### Extracted information:

↓

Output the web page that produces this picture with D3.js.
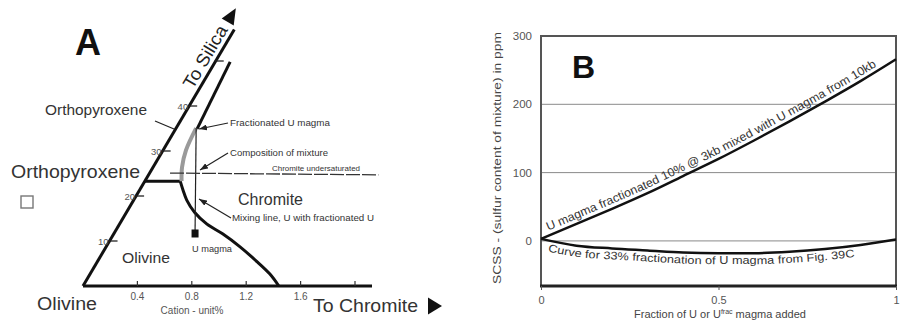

↑
↓

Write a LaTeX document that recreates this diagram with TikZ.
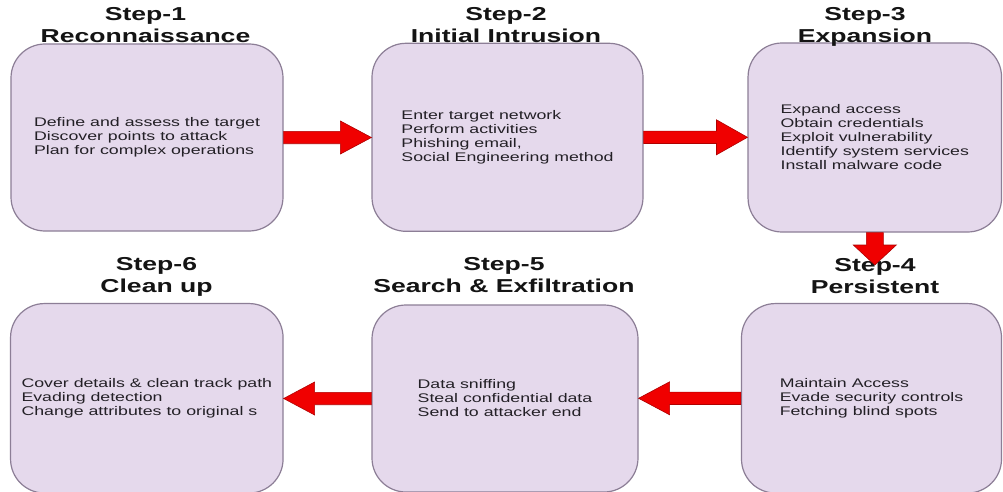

↑
↓

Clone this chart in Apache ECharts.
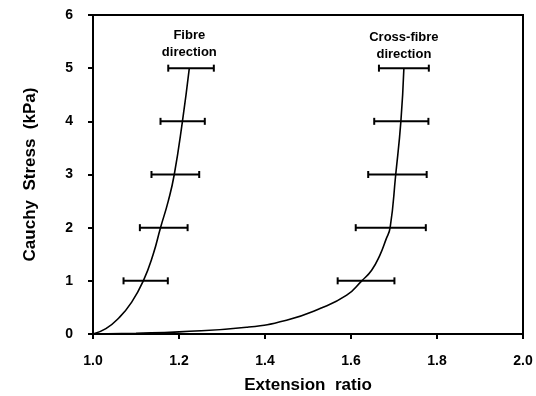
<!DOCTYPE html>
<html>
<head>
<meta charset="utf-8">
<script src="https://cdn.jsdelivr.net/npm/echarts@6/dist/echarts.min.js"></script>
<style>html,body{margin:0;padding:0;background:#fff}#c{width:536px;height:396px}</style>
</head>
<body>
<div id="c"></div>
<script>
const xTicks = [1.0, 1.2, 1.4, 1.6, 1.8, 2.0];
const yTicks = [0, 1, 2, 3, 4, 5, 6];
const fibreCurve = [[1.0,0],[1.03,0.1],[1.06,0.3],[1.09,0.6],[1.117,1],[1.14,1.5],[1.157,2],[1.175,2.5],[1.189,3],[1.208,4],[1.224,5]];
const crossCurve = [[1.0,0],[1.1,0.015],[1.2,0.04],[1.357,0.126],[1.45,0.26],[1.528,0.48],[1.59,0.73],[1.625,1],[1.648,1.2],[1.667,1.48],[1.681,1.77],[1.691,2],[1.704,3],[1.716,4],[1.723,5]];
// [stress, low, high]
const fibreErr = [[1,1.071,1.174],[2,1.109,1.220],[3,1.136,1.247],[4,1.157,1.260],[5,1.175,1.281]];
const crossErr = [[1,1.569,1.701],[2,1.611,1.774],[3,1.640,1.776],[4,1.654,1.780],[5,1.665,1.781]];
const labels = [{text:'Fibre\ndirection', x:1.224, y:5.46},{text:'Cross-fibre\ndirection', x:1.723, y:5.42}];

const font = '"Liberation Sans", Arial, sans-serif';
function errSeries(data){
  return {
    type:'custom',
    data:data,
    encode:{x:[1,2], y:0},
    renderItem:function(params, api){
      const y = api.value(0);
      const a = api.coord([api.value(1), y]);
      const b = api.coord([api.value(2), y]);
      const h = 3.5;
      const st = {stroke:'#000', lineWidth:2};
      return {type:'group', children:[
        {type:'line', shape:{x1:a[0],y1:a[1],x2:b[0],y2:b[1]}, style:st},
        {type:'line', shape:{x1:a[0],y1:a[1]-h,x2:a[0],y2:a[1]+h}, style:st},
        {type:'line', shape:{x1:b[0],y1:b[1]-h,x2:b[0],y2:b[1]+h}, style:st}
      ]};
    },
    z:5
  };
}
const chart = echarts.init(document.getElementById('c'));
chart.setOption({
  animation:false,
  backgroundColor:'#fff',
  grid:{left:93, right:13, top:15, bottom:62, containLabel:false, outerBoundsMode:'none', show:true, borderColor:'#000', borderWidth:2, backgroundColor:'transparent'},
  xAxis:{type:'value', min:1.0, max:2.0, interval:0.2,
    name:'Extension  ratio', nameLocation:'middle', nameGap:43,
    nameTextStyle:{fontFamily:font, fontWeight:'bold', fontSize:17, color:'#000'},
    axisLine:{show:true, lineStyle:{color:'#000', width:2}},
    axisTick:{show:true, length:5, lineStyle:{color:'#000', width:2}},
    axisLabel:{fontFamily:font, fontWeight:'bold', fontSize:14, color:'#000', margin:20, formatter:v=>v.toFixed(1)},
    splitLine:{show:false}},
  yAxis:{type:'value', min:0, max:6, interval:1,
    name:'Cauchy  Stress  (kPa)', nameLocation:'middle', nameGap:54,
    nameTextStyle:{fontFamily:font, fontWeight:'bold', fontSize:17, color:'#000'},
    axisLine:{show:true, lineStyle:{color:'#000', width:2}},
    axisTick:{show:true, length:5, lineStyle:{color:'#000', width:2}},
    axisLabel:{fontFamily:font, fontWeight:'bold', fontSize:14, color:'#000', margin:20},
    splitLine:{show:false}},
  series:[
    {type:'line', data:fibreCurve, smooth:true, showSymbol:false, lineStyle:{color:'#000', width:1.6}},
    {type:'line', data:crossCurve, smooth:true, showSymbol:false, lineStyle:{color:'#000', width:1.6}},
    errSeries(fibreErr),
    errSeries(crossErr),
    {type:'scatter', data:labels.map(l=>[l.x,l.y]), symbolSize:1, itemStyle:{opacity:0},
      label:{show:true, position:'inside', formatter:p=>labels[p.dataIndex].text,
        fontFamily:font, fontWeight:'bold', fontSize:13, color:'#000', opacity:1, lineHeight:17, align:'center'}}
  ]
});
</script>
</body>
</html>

↑

### Goal:
Copy out every line with the word "that".

### Solution for this problem:
Output the web page that produces this picture with D3.js.
Write a LaTeX document that recreates this diagram with TikZ.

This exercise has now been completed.